Cepat, direct, dan efektif dalam menyerang yang dipadukan dengan efektivitas pressing dalam bertahan, akan membuat Denmark sulit ditaklukkan. Itu membuktikan bahwa mereka adalah tim yang berkualitas, tak cuma modal semangat. Permainan demikian juga membukakan mata publik tentang rencana matang sang pelatih dalam permainan timnya.

Tunisia

Bagi Tunisia, bertahan lebih dari sekadar strategi. Bertahan adalah cara yang mereka tempuh untuk hidup, tak lekas tersingkir, bahkan mencuri peluang untuk bergerak maju. Tampaknya, warna ini pula yang akan terlihat secara dominan dalam perjalanan mereka di pesta sepak bola sejagat di Qatar.

Dalam tujuh laga awalnya bersama Tunisia, Jalel Kadri, memastikan timnya melewati laga demi laga tanpa kebobolan satu gol pun. Dengan pertahanan kokoh itu pula pada akhirnya mereka mampu menjejak ke Piala Dunia 2022.

Ketika tidak menguasai bola, mereka akan mempertahankan penguasaan ruang di area tengah dalam formasi 4-1-4-1, 4-5-1, atau 4-4-2. Sayangnya, ketangguhan dalam bertahan itu dibarengi dengan kesulitan untuk mencetak gol. 

Dalam babak kualifikasi, mereka bahkan hanya sanggup mengukir 12 gol. Dari sini pula, harapan besar diletakkan ke pundak penggawa Southampton, Yan Valery, yang baru bergabung dengan Tunisia pasca-kekalahan 1-5 dari Brasil.

Australia

Kualifikasi Piala Dunia 2022 adalah perjalanan mengerikan bagi Australia.
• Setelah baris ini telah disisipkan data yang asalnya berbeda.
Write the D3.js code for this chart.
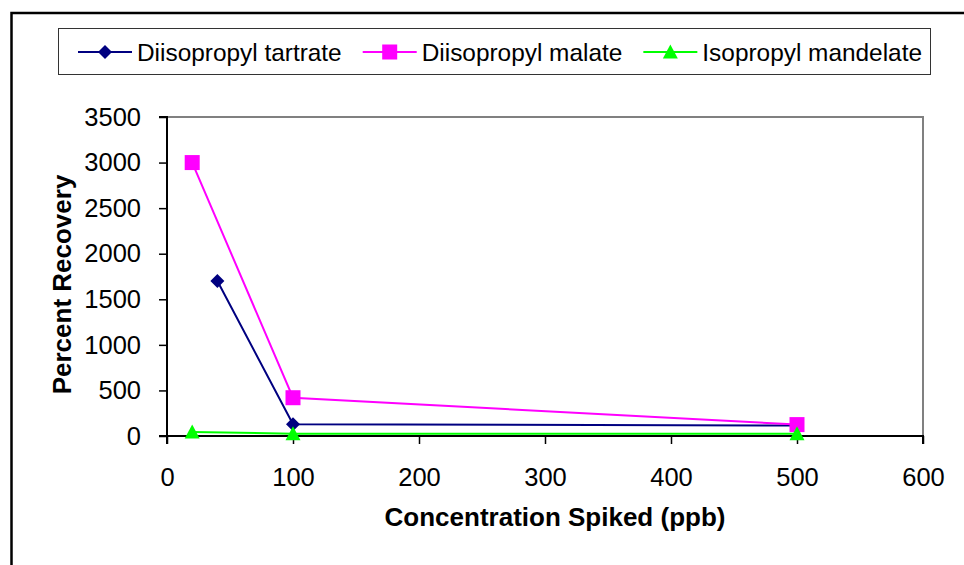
<!DOCTYPE html>
<html>
<head>
<meta charset="utf-8">
<script src="https://cdn.jsdelivr.net/npm/d3@7"></script>
<style>
  html, body { margin: 0; padding: 0; background: #fff; }
  svg { display: block; font-family: "Liberation Sans", Arial, sans-serif; }
</style>
</head>
<body>
<svg id="chart" width="964" height="565"></svg>
<script>
// ---- data ----
const seriesNames = ["Diisopropyl tartrate", "Diisopropyl malate", "Isopropyl mandelate"];
const tartrateX = [40, 100, 500];
const tartrateY = [1700, 130, 115];
const malateX = [20, 100, 500];
const malateY = [3000, 420, 125];
const mandelateX = [20, 100, 500];
const mandelateY = [45, 25, 25];
const xTicks = [0, 100, 200, 300, 400, 500, 600];
const yTicks = [0, 500, 1000, 1500, 2000, 2500, 3000, 3500];
const xTitle = "Concentration Spiked (ppb)";
const yTitle = "Percent Recovery";

const colors = ["#000080", "#FF00FF", "#00FF00"];
const shapes = ["diamond", "square", "triangle"];

const series = [
  { name: seriesNames[0], xs: tartrateX, ys: tartrateY },
  { name: seriesNames[1], xs: malateX, ys: malateY },
  { name: seriesNames[2], xs: mandelateX, ys: mandelateY }
].map((s, i) => ({ ...s, color: colors[i], shape: shapes[i],
  pts: s.xs.map((x, j) => ({ x, y: s.ys[j] })) }));

const svg = d3.select("#chart");

// outer frame (extends past the right & bottom edges)
svg.append("rect").attr("x", 11.5).attr("y", 13).attr("width", 1000).attr("height", 600)
  .attr("fill", "none").attr("stroke", "#000").attr("stroke-width", 2.5);

const x = d3.scaleLinear().domain([0, 600]).range([167, 923]);
const y = d3.scaleLinear().domain([0, 3500]).range([436, 117]);

// plot area border (top/right grey)
svg.append("path")
  .attr("d", `M${x(0)},${y(3500)}H${x(600)}V${y(0)}`)
  .attr("fill", "none").attr("stroke", "#808080").attr("stroke-width", 2);

// axes
const xAxis = svg.append("g").attr("transform", `translate(0,${y(0)})`)
  .call(d3.axisBottom(x).tickValues(xTicks).tickSize(8).tickPadding(24).tickFormat(d3.format("d")));
const yAxis = svg.append("g").attr("transform", `translate(${x(0)},0)`)
  .call(d3.axisLeft(y).tickValues(yTicks).tickSize(8).tickPadding(18).tickFormat(d3.format("d")));
[xAxis, yAxis].forEach(g => {
  g.select(".domain").attr("stroke", "#000").attr("stroke-width", 2);
  g.selectAll(".tick line").attr("stroke", "#000").attr("stroke-width", 1.5);
  g.selectAll(".tick text").attr("fill", "#000").style("font-size", "25.5px")
    .style("font-family", '"Liberation Sans", Arial, sans-serif');
});
yAxis.select(".domain").attr("d", `M-8,${y(3500)}H0V${y(0)}H-8`);
xAxis.select(".domain").attr("d", `M${x(0)},8V0H${x(600)}V8`);
xAxis.selectAll(".tick text").attr("dy", "0.71em");

// titles
svg.append("text").attr("x", 555).attr("y", 526).attr("text-anchor", "middle")
  .style("font-size", "26px").style("font-weight", "bold").text(xTitle);
svg.append("text").attr("transform", `translate(71,${(y(0) + y(3500)) / 2 + 8}) rotate(-90)`)
  .attr("text-anchor", "middle")
  .style("font-size", "26px").style("font-weight", "bold").text(yTitle);

// marker generator
function marker(g, shape, color) {
  if (shape === "diamond") {
    g.append("path").attr("d", "M0,-7L7,0L0,7L-7,0Z").attr("fill", color);
  } else if (shape === "square") {
    g.append("rect").attr("x", -7.5).attr("y", -7.5).attr("width", 15).attr("height", 15).attr("fill", color);
  } else {
    g.append("path").attr("d", "M0,-7.5L7.5,6.5L-7.5,6.5Z").attr("fill", color);
  }
}

// lines & markers
const line = d3.line().x(d => x(d.x)).y(d => y(d.y));
series.forEach(s => {
  svg.append("path").datum(s.pts).attr("d", line)
    .attr("fill", "none").attr("stroke", s.color).attr("stroke-width", 2);
});
series.forEach(s => {
  s.pts.forEach(p => {
    const g = svg.append("g").attr("transform", `translate(${x(p.x)},${y(p.y)})`);
    marker(g, s.shape, s.color);
  });
});

// legend
const legend = svg.append("g");
legend.append("rect").attr("x", 58.5).attr("y", 28.5).attr("width", 872).attr("height", 46)
  .attr("fill", "#fff").attr("stroke", "#333").attr("stroke-width", 1);
let lx = 78;
const ly = 52;
series.forEach((s, i) => {
  const g = legend.append("g");
  g.append("line").attr("x1", lx).attr("x2", lx + 54).attr("y1", ly).attr("y2", ly)
    .attr("stroke", s.color).attr("stroke-width", 2);
  const mg = g.append("g").attr("transform", `translate(${lx + 27},${ly})`);
  marker(mg, s.shape, s.color);
  const t = g.append("text").attr("x", lx + 59).attr("y", 60.5)
    .style("font-size", "24.4px").attr("fill", "#000").text(s.name);
  lx = lx + 59 + t.node().getComputedTextLength() + 21;
});
</script>
</body>
</html>
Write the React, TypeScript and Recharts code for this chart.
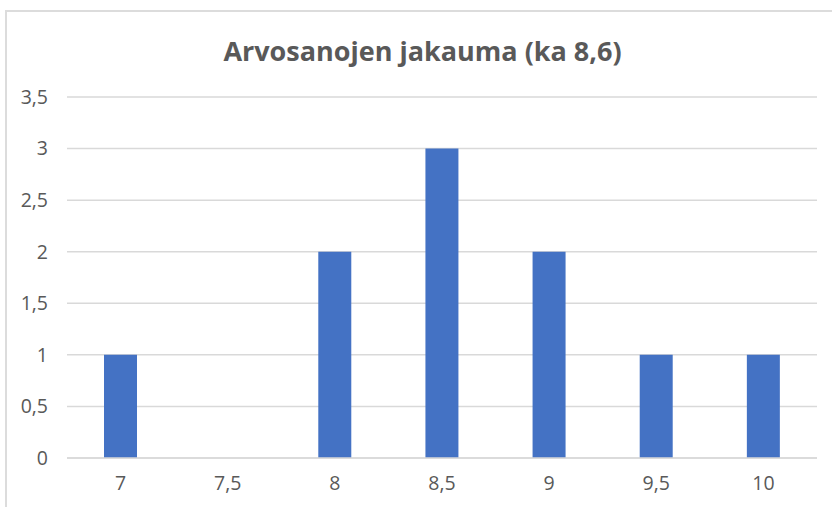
import { Bar, BarChart, CartesianGrid, XAxis, YAxis } from "recharts"

const grades = ["7", "7,5", "8", "8,5", "9", "9,5", "10"]
const counts = [1, 0, 2, 3, 2, 1, 1]
const yTicks = [0, 0.5, 1, 1.5, 2, 2.5, 3, 3.5]

const data = grades.map((grade, i) => ({ grade, count: counts[i] }))

const fmt = (v: number) => String(v).replace(".", ",")

const tickStyle = { fill: "#595959", fontSize: 19.5, fontFamily: "'Open Sans', sans-serif" }

export default function App() {
  return (
    <div
      style={{
        position: "absolute",
        left: 0,
        top: 0,
        width: 832,
        height: 507,
        overflow: "hidden",
        background: "#fff",
      }}
    >
      {/* chart frame, cut off at right and bottom like the screenshot */}
      <div
        style={{
          position: "absolute",
          left: 5,
          top: 10,
          width: 860,
          height: 530,
          border: "2px solid #dcdcdc",
          boxSizing: "border-box",
        }}
      />
      <div
        style={{
          position: "absolute",
          left: 0,
          top: 32,
          width: 845,
          textAlign: "center",
          color: "#595959",
          fontSize: 27,
          fontWeight: 700,
          fontFamily: "'Open Sans', sans-serif",
        }}
      >
        Arvosanojen jakauma (ka 8,6)
      </div>
      <BarChart
        width={832}
        height={507}
        data={data}
        margin={{ top: 97, right: 15, left: 7, bottom: 19 }}
        style={{ position: "absolute", left: 0, top: 0, fontFamily: "'Open Sans', sans-serif" }}
      >
        <CartesianGrid vertical={false} stroke="#d9d9d9" strokeWidth={1.5} />
        <XAxis
          dataKey="grade"
          height={30}
          fontSize={19.5}
          axisLine={{ stroke: "#d9d9d9", strokeWidth: 1.5 }}
          tickLine={false}
          tickMargin={12}
          tick={tickStyle}
        />
        <YAxis
          width={60}
          fontSize={19.5}
          domain={[0, 3.5]}
          ticks={yTicks}
          tickFormatter={fmt}
          axisLine={false}
          tickLine={false}
          tickMargin={13}
          tick={tickStyle}
        />
        <Bar dataKey="count" fill="#4472c4" barSize={33} isAnimationActive={false} />
      </BarChart>
    </div>
  )
}
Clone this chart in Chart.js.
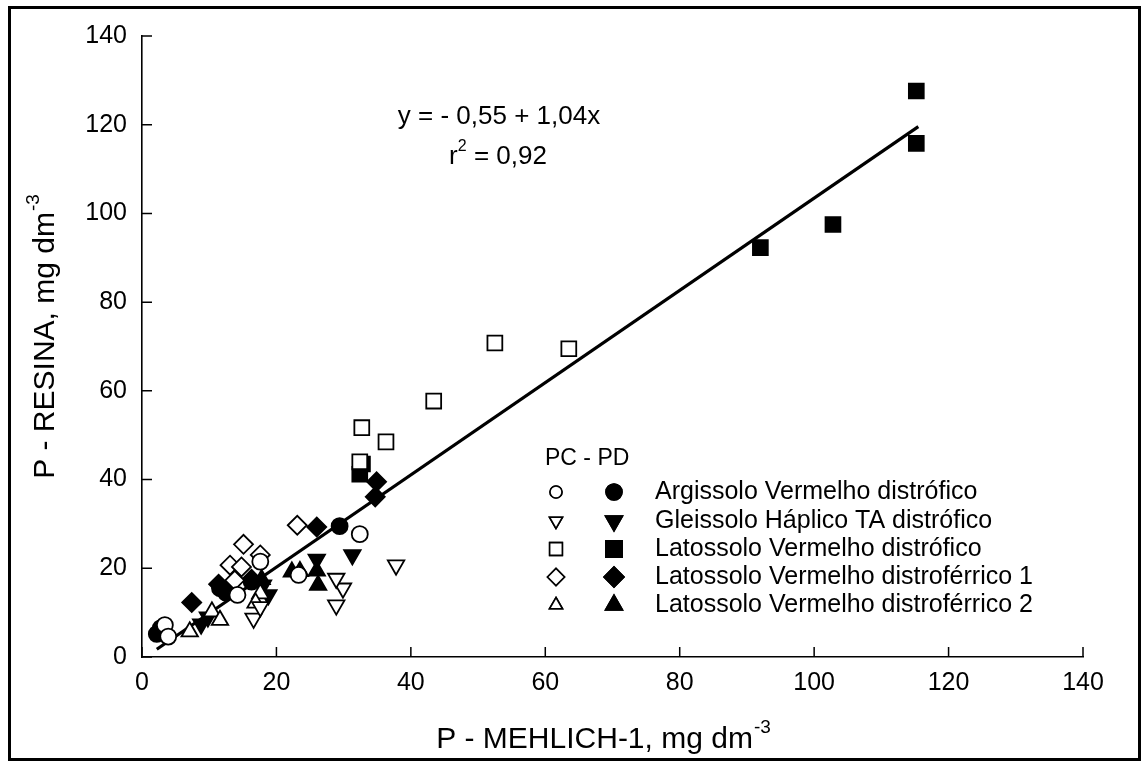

Mereka tumbang dua kali dari Jepang, gagal mencetak dua gol melawan Arab Saudi, dan bermain imbang di China dan Oman.

Rangkaian hasil buruk itu memaksa sang pelatih, Graham Arnold, memutar otak demi mendapatkan tempat di Qatar. Salah satu perubahan yang dilakukan adalah memodifikasi permainan bek sayap yang melebar menjadi lebih sempit. 

Selain itu, Arnold beralih menggunakan satu playmaker. Penggunaan dua playmaker ternyata membuat permainan mereka berantakan. Alih-alih menambah opsi umpan, progresi bola justru pampat karena peran yang tumpang-tindih.

Perubahan ini mengantar Australia pada hasil yang menggembirakan: Kemenangan 2-1 atas Uni Emirat Arab dan adu penalti 5-4 atas Peru.